Smart Investing Daily – Protection

Two Ways to Protect Your Retirement Portfolio In a Down Market

Jared Levy, Editor, Smart Investing Daily
Wednesday, September 01, 2010
 

SavingsOne of the oldest methods of protecting your retirement money is by spreading risk out among different stocks and sectors. While this may be a partially effective way of mitigating the risk of a major drawdown in your account, it does NOT ensure success. In fact, in a broad market sell-off, you may see several sectors moving lower at the same time, similar to what we’ve experienced over the past couple months.

That begs the question… what to do? The answer is simple…

Sell When Things Are Good or Scale Out of a Position

As a trader, controlling your greed, setting goals and being proactive can not only help preserve your regular capital, but your mental capital as well. Here’s what I mean. Let’s assume you bought the S&P 500 ETF (SPY:NYSE) at $107 on June 20, 2010; one week later, it is trading at $113 and the charts are looking shaky, not to mention the broad market is not very stable. At that moment, you could take some profits (you just made an annualized return of over 220%) by selling some or all of your shares. You could also sell covered calls against your stock. (Covered calls offer some protection and lower your cost basis.)
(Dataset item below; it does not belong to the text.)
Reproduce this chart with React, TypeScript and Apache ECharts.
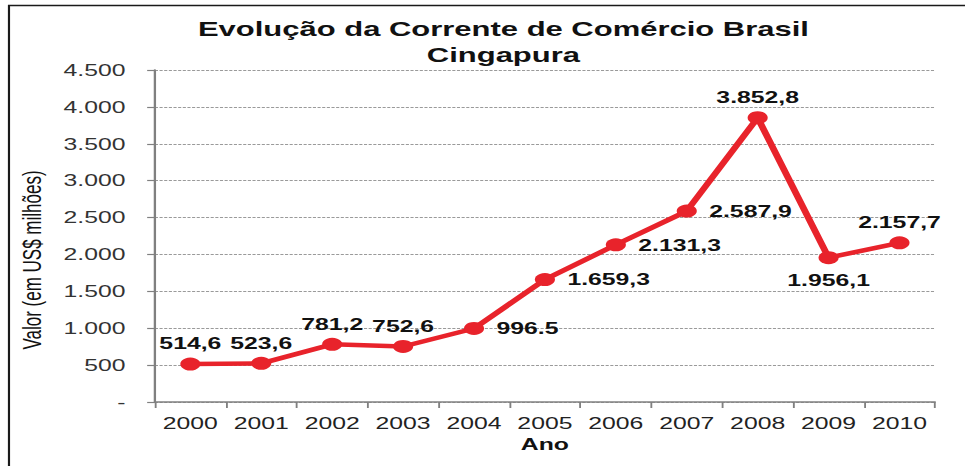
import React, { useEffect, useRef } from "react";
import * as echarts from "echarts";

const years = ["2000", "2001", "2002", "2003", "2004", "2005", "2006", "2007", "2008", "2009", "2010"];
const values = [514.6, 523.6, 781.2, 752.6, 996.5, 1659.3, 2131.3, 2587.9, 3852.8, 1956.1, 2157.7];
const valueLabels = ["514,6", "523,6", "781,2", "752,6", "996.5", "1.659,3", "2.131,3", "2.587,9", "3.852,8", "1.956,1", "2.157,7"];
const titleLines = ["Evolução da Corrente de Comércio Brasil", "Cingapura"];
const yAxisName = "Valor (em US$ milhões)";
const xAxisName = "Ano";

const BASE_W = 623;
const H = 466;
const SCALE = 965 / BASE_W;
const FONT = "'Liberation Sans', Arial, Helvetica, sans-serif";

const labelPlacement: Record<number, { position: string; distance: number }> = {
  4: { position: "right", distance: 8 },
  5: { position: "right", distance: 8 },
  6: { position: "right", distance: 8 },
  7: { position: "right", distance: 8 },
  9: { position: "bottom", distance: 8 },
};

function fmtTick(v: number): string {
  if (v === 0) return "-";
  const s = Math.round(v).toString();
  return s.replace(/\B(?=(\d{3})+(?!\d))/g, ".");
}

export default function App() {
  const ref = useRef<HTMLDivElement>(null);
  useEffect(() => {
    if (!ref.current) return;
    const chart = echarts.init(ref.current, null, { renderer: "svg" });
    const data = values.map((v, i) => {
      const p = labelPlacement[i] || { position: "top", distance: 6 };
      return {
        value: v,
        label: { position: p.position, distance: p.distance, formatter: valueLabels[i] },
      };
    });
    chart.setOption({
      animation: false,
      backgroundColor: "#ffffff",
      title: {
        text: titleLines.join("\n"),
        left: 320,
        top: 11,
        textAlign: "center",
        textStyle: {
          fontFamily: FONT,
          fontWeight: "bold",
          fontSize: 20,
          lineHeight: 26,
          color: "#111111",
        },
      },
      graphic: [
        {
          type: "rect",
          shape: { x: 5.8, y: 5.5, width: 800, height: 600 },
          style: { fill: "none", stroke: "#1a1a1a", lineWidth: 1.4 },
          silent: true,
        },
      ],
      grid: { left: 100, right: 19.4, top: 70, bottom: 64, containLabel: false },
      xAxis: {
        type: "category",
        data: years,
        boundaryGap: true,
        name: xAxisName,
        nameLocation: "middle",
        nameGap: 32,
        nameTextStyle: { fontFamily: FONT, fontWeight: "bold", fontSize: 16, color: "#111111" },
        axisLine: { lineStyle: { color: "#808080", width: 1.5 } },
        axisTick: { show: true, alignWithLabel: false, length: 6, lineStyle: { color: "#808080", width: 1.2 } },
        axisLabel: { fontFamily: FONT, fontSize: 16, color: "#222222", margin: 13, interval: 0 },
        splitLine: { show: false },
      },
      yAxis: {
        type: "value",
        min: 0,
        max: 4500,
        interval: 500,
        name: yAxisName,
        nameLocation: "middle",
        nameRotate: 90,
        nameGap: 71,
        nameTextStyle: { fontFamily: FONT, fontSize: 17, color: "#111111", padding: [0, 48, 0, 0] },
        axisLine: { show: true, lineStyle: { color: "#808080", width: 1.5 } },
        axisTick: { show: true, inside: false, length: 5, lineStyle: { color: "#808080", width: 1.2 } },
        axisLabel: { fontFamily: FONT, fontSize: 16, color: "#333333", margin: 19, formatter: fmtTick },
        splitLine: { show: true, lineStyle: { color: "#9a9a9a", type: [2, 1], width: 1 } },
      },
      series: [
        {
          type: "line",
          data,
          symbol: "circle",
          symbolSize: 13,
          itemStyle: { color: "#E8232B" },
          lineStyle: { color: "#E8232B", width: 4.5 },
          label: {
            show: true,
            fontFamily: FONT,
            fontWeight: "bold",
            fontSize: 16,
            color: "#111111",
          },
        },
      ],
    });
    return () => chart.dispose();
  }, []);
  return (
    <div
      style={{
        position: "fixed",
        left: 0,
        top: 0,
        width: 965,
        height: H,
        overflow: "hidden",
        background: "#ffffff",
      }}
    >
      <div
        ref={ref}
        style={{
          width: BASE_W,
          height: H,
          transform: `scaleX(${SCALE})`,
          transformOrigin: "0 0",
        }}
      />
    </div>
  );
}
In either instance, not only would you have a winning trade that would increase the size of your account, but you would also have a sense of accomplishment and feel more confident when entering your next trade. Not to mention, you would have the capital freed up to do so. This proactive approach to trading is a necessity in today’s uncertain financial markets.

Now let’s look at the flip side and assume you don’t sell because you had no profit goal established when you initiated the trade and you were feeling a bit greedy. So you decide not to sell but rather hold your long position. Just as above, the charts are shaky and a few days later, bad economic data hits the wires and sends the SPY sharply lower. In addition, the SPY gaps below the 200-day moving average of $111 (as it occurred on Aug. 10). What was support becomes resistance and your trade now becomes a loser.